Miami Beach

Beachfront cities to chip in to hire a school nurse

Students who go to the clinic at Ruth K. Broad K-8 in Bay Harbor Islands won’t find a nurse to treat their bumps, scrapes or tummy aches.

Instead, the doling out of band-aids and the tear-wiping falls to a trained secretary — as is the case in many local schools.

With a school-nurse shortage in Florida — the state ranks 48th in nurse-to-student ratio, according to the National Association of School Nurses — some local cities are dipping into their own budgets to provide health services for their students.

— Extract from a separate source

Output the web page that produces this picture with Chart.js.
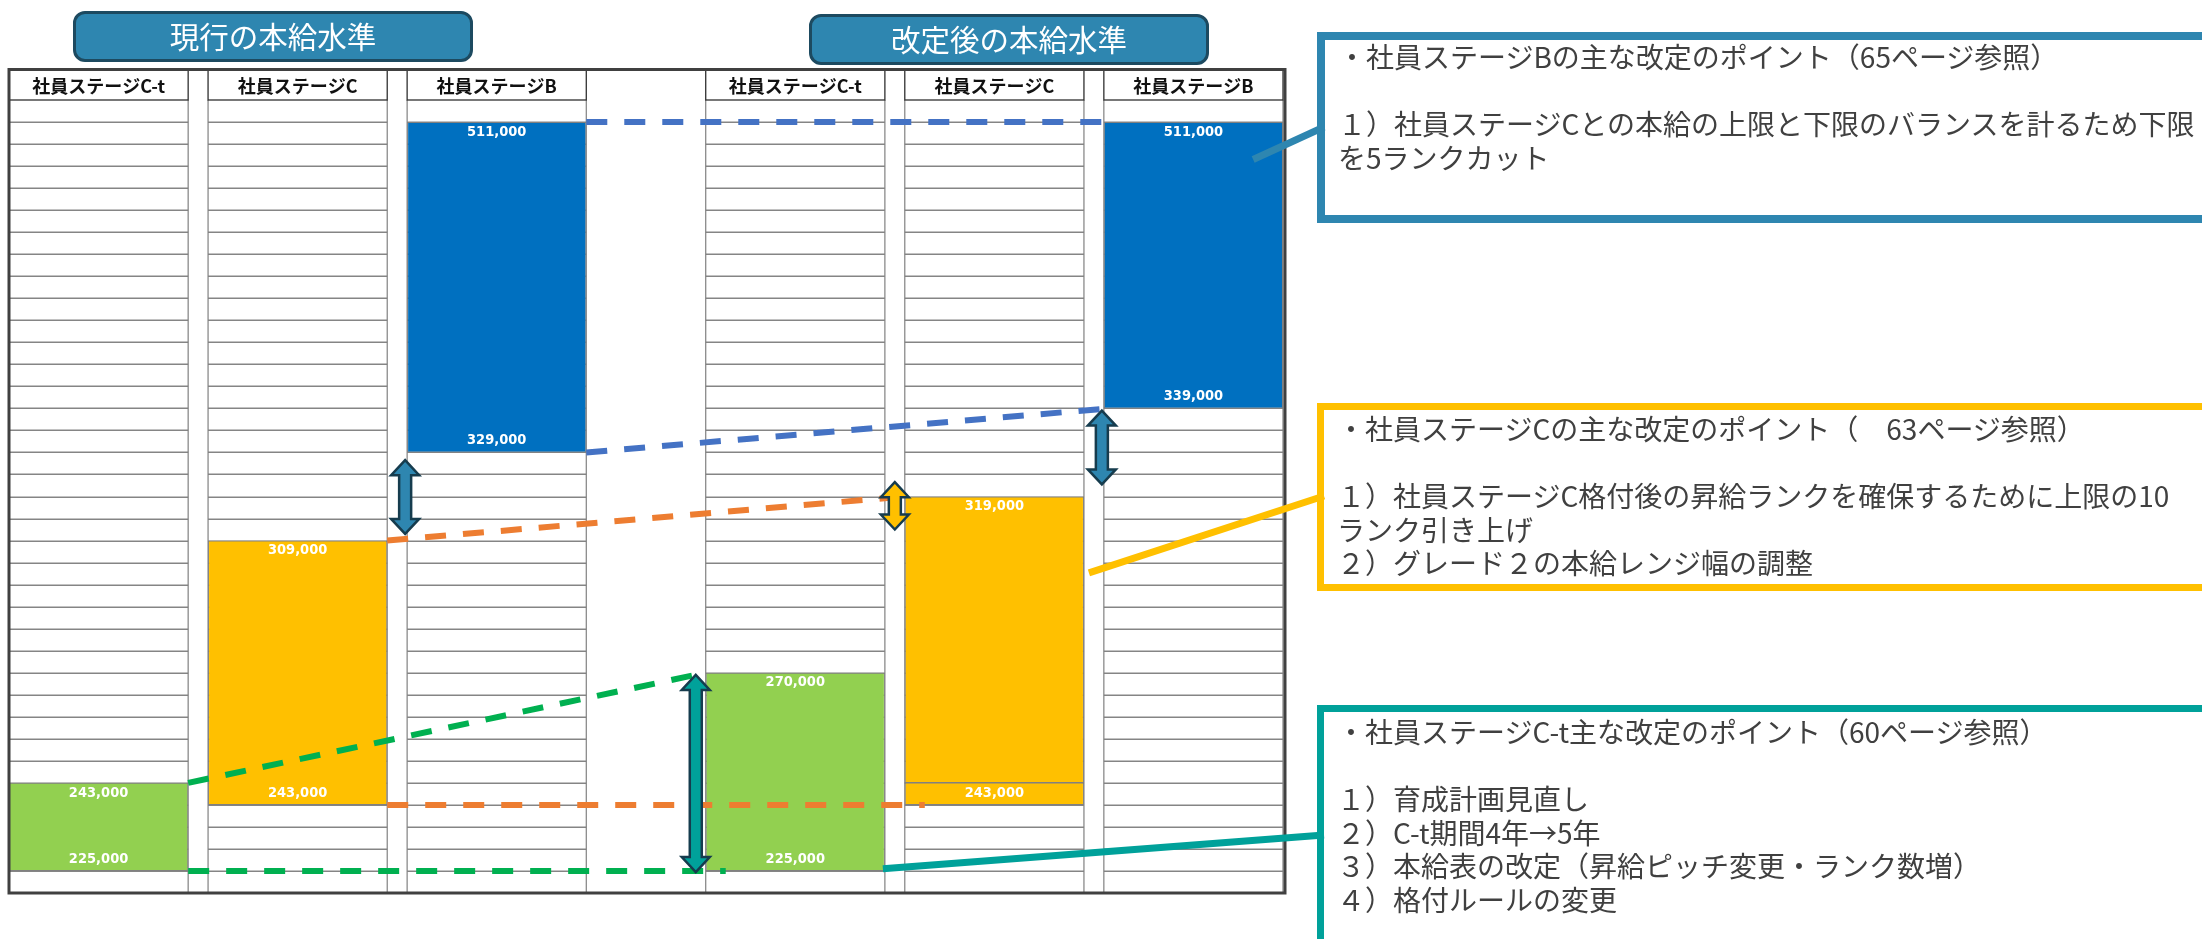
<!DOCTYPE html>
<html lang="ja">
<head>
<meta charset="utf-8">
<title>本給水準の改定</title>
<script src="https://cdn.jsdelivr.net/npm/chart.js@4.4.1/dist/chart.umd.min.js"></script>
<style>
  html, body { margin: 0; padding: 0; background: #fff; }
  body { width: 2202px; height: 939px; position: relative; overflow: hidden; font-family: 'Noto Sans CJK JP', 'Noto Sans', sans-serif; }
  #levels { position: absolute; left: 0; top: 0; }
  .period { position: absolute; box-sizing: border-box; width: 400px; height: 51px; background: #2E86B0; border: 3px solid #1D4A60; border-radius: 12px; color: #fff; font-size: 29.5px; line-height: 42px; text-align: center; }
  .note { position: absolute; left: 1317px; width: 950px; box-sizing: border-box; border: 7px solid; padding-left: 13px; color: #404040; font-size: 28px; line-height: 33.5px; white-space: nowrap; }
</style>
</head>
<body>
<canvas id="levels" width="2202" height="939"></canvas>

<div class="period" style="left:73px; top:11px;">現行の本給水準</div>
<div class="period" style="left:809px; top:14px;">改定後の本給水準</div>

<div class="note" style="top:32px; height:191px; border-width:8px; border-color:#2E86B0; padding-top:0;">
  ・社員ステージBの主な改定のポイント（65ページ参照）<br><br>
  １）社員ステージCとの本給の上限と下限のバランスを計るため下限<br>
  を5ランクカット
</div>
<div class="note" style="top:403px; height:188px; border-color:#FFC000; padding-top:2px;">
  ・社員ステージCの主な改定のポイント（　63ページ参照）<br><br>
  １）社員ステージC格付後の昇給ランクを確保するために上限の10<br>
  ランク引き上げ<br>
  ２）グレード２の本給レンジ幅の調整
</div>
<div class="note" style="top:705px; height:280px; border-color:#00A19A; padding-top:3px;">
  ・社員ステージC-t主な改定のポイント（60ページ参照）<br><br>
  １）育成計画見直し<br>
  ２）C-t期間4年→5年<br>
  ３）本給表の改定（昇給ピッチ変更・ランク数増）<br>
  ４）格付ルールの変更
</div>

<script>
// salary table: 36 rank rows, counted from the top row (0)
const rankCount = 36;
const stageNames = ['社員ステージC-t', '社員ステージC', '社員ステージB'];

// rank rows [first, end) covered by each stage
const currentRanks = [[31, 35], [20, 32], [1, 16]];
const revisedRanks = [[26, 35], [18, 32], [1, 14]];

// salary at the top and bottom of each stage
const currentUpper = [243000, 309000, 511000];
const currentLower = [225000, 243000, 329000];
const revisedUpper = [270000, 319000, 511000];
const revisedLower = [225000, 243000, 339000];

// revised stage C keeps its lowest rank as a separate cell
const revisedLowestCell = [false, true, false];

const stageColors = ['#92D050', '#FFC000', '#0070C0'];
const linkColors = ['#00B050', '#ED7D31', '#4472C4'];

// column positions on the x scale: three current, three revised
const slots = [0, 1, 2, 3.5, 4.5, 5.5];

const bands = [];
currentRanks.forEach((r, i) => bands.push({ x: slots[i], y: r, upper: currentUpper[i], lower: currentLower[i], stage: i }));
revisedRanks.forEach((r, i) => bands.push({ x: slots[i + 3], y: r, upper: revisedUpper[i], lower: revisedLower[i], stage: i, split: revisedLowestCell[i] }));

// double arrows showing the shift between stages (x on the column scale, rank rows)
const shiftArrows = [
  { x: 1.54, from: 16.35, to: 19.7, color: '#2E86B0' },
  { x: 5.04, from: 14.1, to: 17.45, color: '#2E86B0' },
  { x: 4.0, from: 17.35, to: 19.5, color: '#FFC000' },
  { x: 3.0, from: 26.1, to: 35.05, color: '#00A19A' },
];

// lines from the revised bands to the note boxes
const noteLinks = [
  { x: 5.8, rank: 2.7, toX: 1324, toY: 127, color: '#2E86B0' },
  { x: 4.975, rank: 21.47, toX: 1324, toY: 496, color: '#FFC000' },
  { x: 3.94, rank: 34.9, toX: 1324, toY: 835, color: '#00A19A' },
];

const fmt = v => v.toLocaleString('en-US');

function edges(el) {
  return { left: el.x - el.width / 2, right: el.x + el.width / 2 };
}

// header cells, column borders and rank rows behind the bands
const rankGrid = {
  id: 'rankGrid',
  beforeDatasetsDraw(chart) {
    const { ctx, chartArea, scales: { y } } = chart;
    const meta = chart.getDatasetMeta(0);
    ctx.save();
    meta.data.forEach((el, i) => {
      const { left, right } = edges(el);
      ctx.strokeStyle = '#858585';
      ctx.lineWidth = 1.6;
      for (let r = 1; r < rankCount; r++) {
        const yy = Math.round(y.getPixelForValue(r)) + 0.25;
        ctx.beginPath();
        ctx.moveTo(left, yy);
        ctx.lineTo(right, yy);
        ctx.stroke();
      }
      ctx.strokeStyle = '#808080';
      ctx.lineWidth = 1.2;
      [left, right].forEach(xx => {
        ctx.beginPath();
        ctx.moveTo(xx, chartArea.top);
        ctx.lineTo(xx, chartArea.bottom);
        ctx.stroke();
      });

      // header cell
      ctx.strokeStyle = '#303030';
      ctx.lineWidth = 1.3;
      ctx.strokeRect(left, 70, right - left, chartArea.top - 70);
      ctx.fillStyle = '#111';
      ctx.font = "bold 18px 'Noto Sans CJK JP'";
      ctx.textAlign = 'center';
      ctx.textBaseline = 'middle';
      ctx.fillText(stageNames[i % 3], el.x, (70 + chartArea.top) / 2 + 1);
    });
    ctx.restore();
  }
};

function drawArrow(ctx, cx, y0, y1, fill) {
  const head = 15, hw = 14, sw = 6;
  ctx.beginPath();
  ctx.moveTo(cx, y0);
  ctx.lineTo(cx + hw, y0 + head);
  ctx.lineTo(cx + sw, y0 + head);
  ctx.lineTo(cx + sw, y1 - head);
  ctx.lineTo(cx + hw, y1 - head);
  ctx.lineTo(cx, y1);
  ctx.lineTo(cx - hw, y1 - head);
  ctx.lineTo(cx - sw, y1 - head);
  ctx.lineTo(cx - sw, y0 + head);
  ctx.lineTo(cx - hw, y0 + head);
  ctx.closePath();
  ctx.fillStyle = fill;
  ctx.fill();
  ctx.lineWidth = 2.5;
  ctx.lineJoin = 'miter';
  ctx.strokeStyle = '#163C4E';
  ctx.stroke();
}

// labels, frame, dashed links, arrows and note lines over the bands
const overlays = {
  id: 'overlays',
  afterDatasetsDraw(chart) {
    const { ctx, chartArea, scales: { x, y } } = chart;
    const meta = chart.getDatasetMeta(0);
    ctx.save();

    meta.data.forEach((el, i) => {
      const band = bands[i];
      const { left, right } = edges(el);
      if (band.split) {
        const yy = y.getPixelForValue(band.y[1] - 1);
        ctx.strokeStyle = '#808080';
        ctx.lineWidth = 1.5;
        ctx.beginPath();
        ctx.moveTo(left, yy);
        ctx.lineTo(right, yy);
        ctx.stroke();
      }
      ctx.fillStyle = '#ffffff';
      ctx.font = "bold 14.5px 'DejaVu Sans Condensed', 'DejaVu Sans'";
      ctx.textAlign = 'center';
      ctx.textBaseline = 'middle';
      ctx.fillText(fmt(band.upper), el.x, y.getPixelForValue(band.y[0] + 0.45));
      ctx.fillText(fmt(band.lower), el.x, y.getPixelForValue(band.y[1] - 0.55));
    });

    // outer frame
    ctx.strokeStyle = '#404040';
    ctx.lineWidth = 3;
    ctx.strokeRect(chartArea.left, 69.5, chartArea.right - chartArea.left, chartArea.bottom - 69.5);

    // dashed links between current and revised band edges
    ctx.lineWidth = 6;
    ctx.setLineDash([21, 17]);
    ctx.lineCap = 'butt';
    for (let s = 0; s < 3; s++) {
      const cur = edges(meta.data[s]);
      const rev = edges(meta.data[s + 3]);
      ctx.strokeStyle = linkColors[s];
      [0, 1].forEach(k => {
        const a = currentRanks[s][k];
        const b = revisedRanks[s][k];
        const reach = k === 1 ? (a === b ? 20 : 5) : 0;
        ctx.beginPath();
        ctx.moveTo(cur.right, y.getPixelForValue(a));
        ctx.lineTo(rev.left + reach, y.getPixelForValue(b));
        ctx.stroke();
      });
    }
    ctx.setLineDash([]);

    shiftArrows.forEach(a => {
      drawArrow(ctx, x.getPixelForValue(a.x), y.getPixelForValue(a.from), y.getPixelForValue(a.to), a.color);
    });

    ctx.lineWidth = 7;
    noteLinks.forEach(n => {
      ctx.strokeStyle = n.color;
      ctx.beginPath();
      ctx.moveTo(x.getPixelForValue(n.x), y.getPixelForValue(n.rank));
      ctx.lineTo(n.toX, n.toY);
      ctx.stroke();
    });

    ctx.restore();
  }
};

new Chart(document.getElementById('levels'), {
  type: 'bar',
  data: {
    datasets: [{
      data: bands,
      backgroundColor: bands.map(b => stageColors[b.stage]),
      borderColor: '#808080',
      borderWidth: 1,
      borderSkipped: false,
      categoryPercentage: 0.9,
      barPercentage: 1
    }]
  },
  options: {
    responsive: false,
    animation: false,
    devicePixelRatio: 1,
    layout: { padding: { left: 9, top: 100, right: 917, bottom: 46 } },
    plugins: { legend: { display: false }, tooltip: { enabled: false } },
    scales: {
      x: {
        type: 'linear',
        offset: false,
        min: -0.45,
        max: 5.96,
        display: false,
        afterBuildTicks: axis => { axis.ticks = slots.map(v => ({ value: v })); }
      },
      y: { type: 'linear', reverse: true, min: 0, max: rankCount, display: false }
    }
  },
  plugins: [rankGrid, overlays]
});
</script>
</body>
</html>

Along with Miami Beach, the cities of Surfside, Bal Harbour Bay Harbor and North Bay Village all recently agreed to pay part of the salary of a school nurse — about $65,000 a year. The Miami Beach Chamber of Commerce pitched in, contributing $90,000 in grants the chamber was awarded through the Health Foundation of South Florida and the insurance provider Aetna.

The initiative was spearheaded by the Beach’s Committee for Quality Education after members realized that three of the eight schools in Miami Beach’s feeder pattern lacked a school nurse. A feeder pattern school is one whose students eventually attend a school in Miami Beach as they progress through middle and high school.

“We want all of our children to have equal access,” said Leslie Rosenfeld, Miami Beach’s education liaison to the city manager. “This will enable us to enhance the services provided and really allow our families that are struggling to have access to a registered nurse at arms length.”

Throughout the county, 157 schools have a “health suite”— a central place where a team of medical professionals and a social worker treat students. The suites are provided in partnership with the Florida Department of Health, the Children’s Trust and Miami-Dade County Public Schools.

The hope is to provide similar services to Miami Beach feeder pattern schools that don’t have these suites: North Beach Elementary, Treasure Island Elementary and Ruth K. Broad Bay Harbor K-8 Center. Using the money scraped together by the affected municipalities, the goal is to fund a nurse who would travel from school to school, but there would always be a medical assistant or other health professional on-site, explained Ruth K. Broad Principal Maria Rodriguez.

“We would have immediate care,” Rodriguez said.

In schools without health suites, the county provides a nurse who travels daily to different schools serving the neediest of students, making sure that paperwork is in order, and ensuring that staffers dealing with medical needs are properly trained, county schools spokesman John Schuster explained in an email.

That leaves school administrators to deal with day-to-day needs, like checking for lice and dispensing daily medications.

Linda Davis-Alldritt, president of the National Association of School Nurses, said that relying on anyone other than a licensed medical professional for these needs can have serious consequences.

She cited studies that show that registered nurses are less likely to make a mistake when giving medication, and said students who are examined by a nurse are less likely to be sent home for minor issues like a headache — meaning the child spends more time in class learning.

“It’s the physical assessment of the child that takes a significant amount of training. That’s why registered nurses go to school for as long as they do,” Davis-Alldritt said. “For safety, for health, it’s best to have a school nurse in the schools.”